片岡氏は44歳。経済政策の調査に約20年間携わっており、理論やデータに基づく「分析手法は高い評価を得ている」という。「アベノミクスのゆくえ-現在・過去・未来の視点から考える」などの著書がある。慶応大学大学院商学研究科修士課程修了。昨年4月、自民党の有志議員の勉強会「アベノミクスを成功させる会」(会長・山本幸三地方創生担当相)に講師として出席し、消費増税の凍結を提唱した。代替の社会保障財源として相続税や資産課税の強化を挙げていた。

  昨年11月4日付の片岡氏のリポートでは、「2%のインフレ目標に向けたモメンタムが維持されているとは全く思えない」とした上で、「早期の追加緩和という具体的なアクションを行うことが定石であり、かつ必要である」との見解を示していた。

  鈴木氏は63歳。
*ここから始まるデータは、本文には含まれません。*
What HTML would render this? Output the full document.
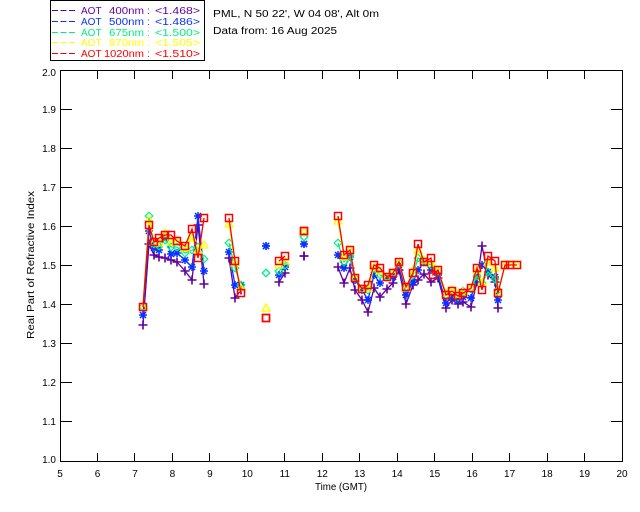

1977年に慶応大学経済学部を卒業後、当時の三菱銀行に入行した。東京三菱インターナショナル・ロンドン副社長を経て、三菱東京UFJ銀行の市場企画部長や副頭取などを歴任し、2016年6月から現職。金融市場の実務に精通していることや国内外の幅広い人脈が評価された。

引用終わり

  以下は一問一答の形式にしてあり、彼の意見は太字にしました。

  私が今回の人事について、「あまりにもミエミエで、緩和に歯止めのかからなくなる人事だね」と言うと、彼も「そのとおりだ」と同意していました。

  さらに私が「二人とも慶応で三菱って、いいのかな?」と問いかけると、彼は「一人は銀行じゃなくてリサーチだから、それは特に問題ないと思うよ」とのこと。

  私が「こうした人事を見ると、黒田氏の再任は決まりかな?」と聞くと、「今さら安倍さんも黒田氏を放り出せないよ。これまでのすべてを否定することになるしね」、と回答。

「じゃ、ますます緩和に突っ走るの?」。

「それしかないだろうな。そのつもりの人事だもん」

「出口はどうなるの?」。

「そんなものないよ。インフレさ。インフレで国の借金を実質帳消しにする以外に手はないだろう」。

「インフレで金利が上がったら日銀は大損して、信用を失うよね。保有国債の値洗いをしないことにするのかな」。

「もちろんそうさ。持ち切れば値洗いなしってことにするのさ」

「でも日銀は保有国債のポートフォリオを公表しているから、専門家はよってたかって値洗いしちゃうでしょ」。

「そうだな。でも、『だからどうした』って開き直るのさ(笑)。それを見た国債市場は売り一色になって、円も暴落だろうな。それが本格インフレの開始のサインだよ、きっと」。

  最後に私が「もっとも市場には売る国債も残ってないかも」というと一同爆笑で議論は終わりました。


  次回からは「トランプのアメリカ」の話題から、日本の話題に舵を切ることにします。